Friday, November 14, 2008
Bicultural Children- India and California
Video: Courtesy of San Jose Mercury News
Earlier this month, San Jose Mercury News had an article exclusively based on the kids who had returned from the Bay Area to Bangalore, India. Reading the article, gave me a better insight into the lives of children who are now, more than ever, exposed to and are living in two different cultures.
Global careers and economic opportunities lure several NRI folks back to India to settle down and as a result the children are also forced to tug along to a place that seems as foreign as it was to their parents when they first arrived in this country as graduate school students. The number of Indians going back, especially from Bay Area, given its Indian population is still on the rise with every passing year. As a result of this, several young Silicon valley children are trying to adjust themselves to the school environment, community and plain simple, just living in India.
Statistics show that per the National Association of Software Service Companies, atleast 22,000 NRI's have returned to India and more than half of it is from Bay area. Companies like Cisco, Hewlett-Packard, Intel and Oracle are some of the major corporations that the parents are employed in and when they go back to posh, expat style, gated-community living in Bangalore where their neighbours are colleagues and friends from US, life is much more secure. Little do they realize, that just outside the walls of those posh residences, there exists profound poverty, which is the first glimpse of reality that their US returned children get to see.
While, attending International Schools may not be that much of a shift in cultures, nevertheless, the differences are still striking. The article has excerpts from what a few of the kids who were unhappy with their Indian classroom experiences said-
1. Students at school must stand up any time an adult enters the classroom
2. Students are required to address instructors as "Sir" or "Miss" and of course wear uniforms, somtimes with ties.
3. More than that, they have to wear a name tag/badge. One of the girls asks,"How many California schools make you wear a dog tag?"
4. Have to endure teasing from Indian classmates about their American accent.
5. Girls are not allowed to wear make up to school or even let their hair down, which is very much an active ingredient of teen school life in US
6. Last, but the most important difference is that the kids find that their teachers don't encourage creativity in the schools.

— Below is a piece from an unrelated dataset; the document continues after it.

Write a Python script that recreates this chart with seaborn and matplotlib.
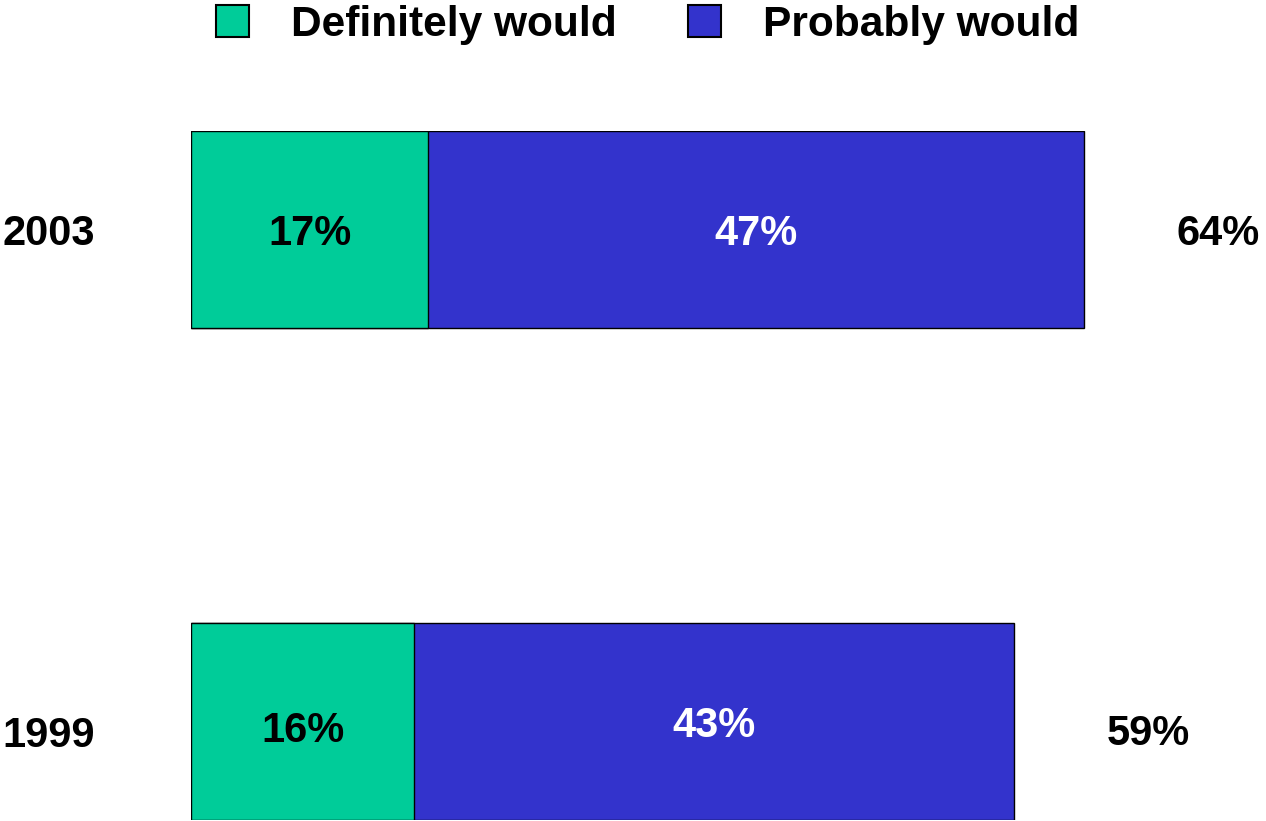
import matplotlib
matplotlib.use("Agg")
import matplotlib.pyplot as plt
import seaborn as sns
import pandas as pd
from matplotlib.patches import Patch

years = ["2003", "1999"]
definitely = [17, 16]
probably = [47, 43]
series_names = ["Definitely would", "Probably would"]

green = "#00CC99"
blue = "#3333CC"

sns.set_style("white")
plt.rcParams["font.family"] = ["Liberation Sans", "DejaVu Sans"]
plt.rcParams["font.weight"] = "bold"
plt.rcParams["text.color"] = "black"

totals = [d + p for d, p in zip(definitely, probably)]
df = pd.DataFrame({"year": years, "definitely": definitely, "total": totals})

fig = plt.figure(figsize=(12.66, 8.21), dpi=100)
ax = fig.add_axes([191 / 1266, 1 / 821, (1266 - 191) / 1266, 689 / 821])

sns.barplot(data=df, x="total", y="year", order=years, color=blue, orient="h",
            width=0.4, edgecolor="black", linewidth=1, saturation=1, ax=ax)
sns.barplot(data=df, x="definitely", y="year", order=years, color=green, orient="h",
            width=0.4, edgecolor="black", linewidth=1, saturation=1, ax=ax)

ax.set_xlim(0, 77.06)
ax.set_ylim(1.2, -0.2)
ax.set_xlabel("")
ax.set_ylabel("")
ax.set_xticks([])
ax.set_yticks([])
for s in ax.spines.values():
    s.set_visible(False)

fs = 30
px = 1 / 492.0  # one pixel in category units
# baseline offsets (pixels below bar centre) per row: year, inner1, inner2, total
offs = [(15.5, 15.5, 15.5, 15.5), (25.5, 20.5, 15.5, 23.5)]
for i, (y, d, p, t) in enumerate(zip(years, definitely, probably, totals)):
    o = offs[i]
    ax.text(-96 / 1075, i + o[0] * px, y, ha="right", va="baseline", fontsize=fs,
            fontweight="bold", color="black", transform=ax.get_yaxis_transform())
    ax.text(d / 2, i + o[1] * px, f"{d}%", ha="center", va="baseline", fontsize=fs,
            fontweight="bold", color="black")
    ax.text(d + p / 2, i + o[2] * px, f"{p}%", ha="center", va="baseline", fontsize=fs,
            fontweight="bold", color="white")
    ax.text(t + 6.67, i + o[3] * px, f"{t}%", ha="left", va="baseline", fontsize=fs,
            fontweight="bold", color="black")

handles = [Patch(facecolor=green, edgecolor="black", linewidth=1.5),
           Patch(facecolor=blue, edgecolor="black", linewidth=1.5)]
leg = fig.legend(handles, series_names, loc="center", bbox_to_anchor=(648 / 1266, 1 - 25 / 821),
                 ncol=2, frameon=False, prop={"size": 30.6, "weight": "bold"},
                 handlelength=0.76, handleheight=0.76, handletextpad=1.0,
                 columnspacing=1.68, borderpad=0, borderaxespad=0, labelcolor="black")

fig.savefig("out.png", dpi=100)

Neither do the teachers encourage asking questions (in fact, many times the teacher tells you to shut up and listen to her talking), sometimes the teacher's response is "You don't need to know that." In the US, school and education is more about helping you grow as an individual and being creative and applying your learnings to real life examples.
A few other students who had adapted more easily to their new surroundings and environment had the following to say-
1. Coming to India breaks your mental block of America being everything in the world to you.
2. There is a lot more to the Indian community and you experience something very different and enriching.
3. Mingling with other religious students and learning about India's ways makes us more flexible with adjusting our ways and hence we have no fear of the unknown.
4. While there are no high school proms and dating activities, we do lot of things within our community as a group of friends.
5. Life here is much more slower and relaxing than being in US.
6. We have different people to cater to our needs, like a driver to take us out, a maid to clean and a cook for our meals and of course access to cousins and grandparents is always there.
While the census is that some kids are more adaptable than others, it is still a safe haven of living in a posh neighbourhood inside a world that is cut off from the poverty and other aspects of day to day Indian living, though a drive in the car and while waiting at the signal, you'll never miss begging children rapping on your air conditioned glass windows.
But, some of these kids still keep in touch with their Bay area friends, especially the ones who miss their silicon valley lives the most. They are up at night chatting with their friends who live here and look forward to the summer when they can be back in the Bay Area to attend summer school and do other activities that aren't there in India. And of course, like most other expat kids, they will be back in the US for their undergraduate education.
While, both returning parents and children come to terms with living in a global culture, sometimes, it just feels down right confusing for the kids, while the parents keep telling them that your old silicon valley life has not gone away, you've just grown an extra one and will go back to your old one once you are in college.
Link to the original article: http://www.mercurynews.com/ci_10898080?IADID=Search-www.mercurynews.com-www.mercurynews.com
Happy Children's Day and Thank God its Friday!